Ahfachkee means “happy.” Ahfachkee is of the Mikasuki language
….our first day at the Ahfachkee School and WOW! Just WOW! I must say I am amazed and that much more interested in the Seminole culture. My first impressions were “Oh my goodness!! How will we ever navigate through this school?!” There are so many doors and halls and unknown (to me) rooms… I’m positive that by the end of the week that all will change. We will walk those halls like we belong there.
Everyone we met today welcomed us with open arms and had a philosophy of “what’s mine is yours!” Everything is at our finger tips if we want it. I feel very comfortable working with the teachers that I’m paired with. Each of them are extremely appreciative of my being in their classroom and helping when and where I’m needed. I like the feeling of being needed. For me it makes me feel like part of a team. This morning I mentioned that I love working with 3-4 year olds and although this is a true statement I very much enjoyed working with the 1st grade class.
In Mrs. Grismore’s class I presented our New York power point. The children were very intrigued. Each and every child sat at their desk quietly with their hands folded and listened to me with full of enthusiasm. They asked appropriate questions and added to conversation appropriately. They were amazed with the picture of snow. When I got to the slide about New York’s Indian tribes and the pictures that followed, one of the little girls asked “what is that long thing?” I explained to her that, that’s what the Indians lived in, in New York. I told her that they are called long houses. I compared the long house to their chickee. I told them that these long houses could be built on the ground rather than elevated. All of the children were amazed. I am very pleased how this presentation went. I am glad I had the opportunity to share the power point with the class. The teachers were just as engaged as the children were.
Before We Left Florida we visited other sites owned by the Seminole Nation…..
Comparing the two reservations the most obvious difference is one is rural and the other urban. The Big Cypress being the rural one is huge.
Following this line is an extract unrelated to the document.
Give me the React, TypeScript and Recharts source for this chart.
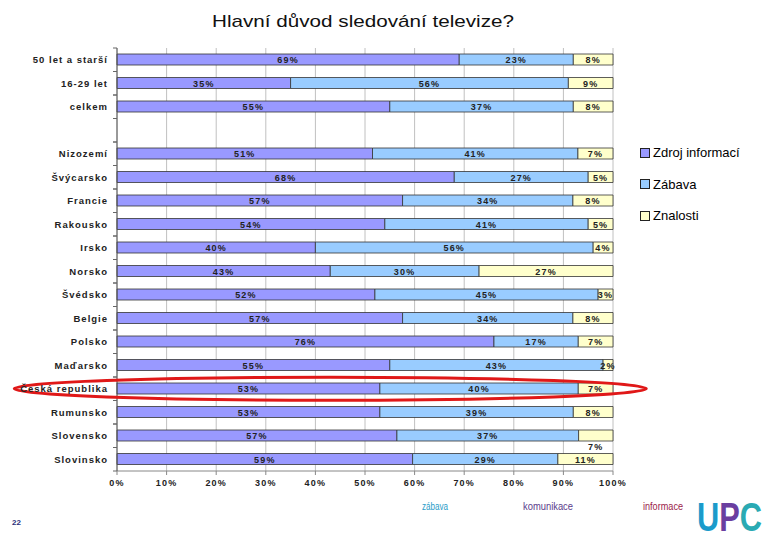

They have big yards and a lot of wild life, whether at the Billie Swamp Museum or in the surrounding area. The Big Cypress is in the middle of farming fields. The Hollywood Reservation is the complete opposite (from what we could view). The Hollywood Reservation is a gated community and security is tight. We were able to drive around the parking lot at the Head Quarters and this reminded me of driving around the Seneca County Office Building. There were specific parking spaces for very specific people. I was impressed with the Head Quarters because this is a place where all of their constitutional decisions are made. It’s almost the same feeling I’d feel if I were to be standing in front of the White House. Being in the presence of the Big Oak Tree I felt the same way. I also felt that I should have been on bended knee paying respects to the elders who have met at this very tree making tough decisions. This tree holds a lot of significance to the Seminole tribe. This essentially was their “head quarters.”
The Hard Rock was unbelievably huge! …….knowing what the Seminoles have faced in history made me feel proud for them. To have overcome all that they endured and to as successful as they are is incredible.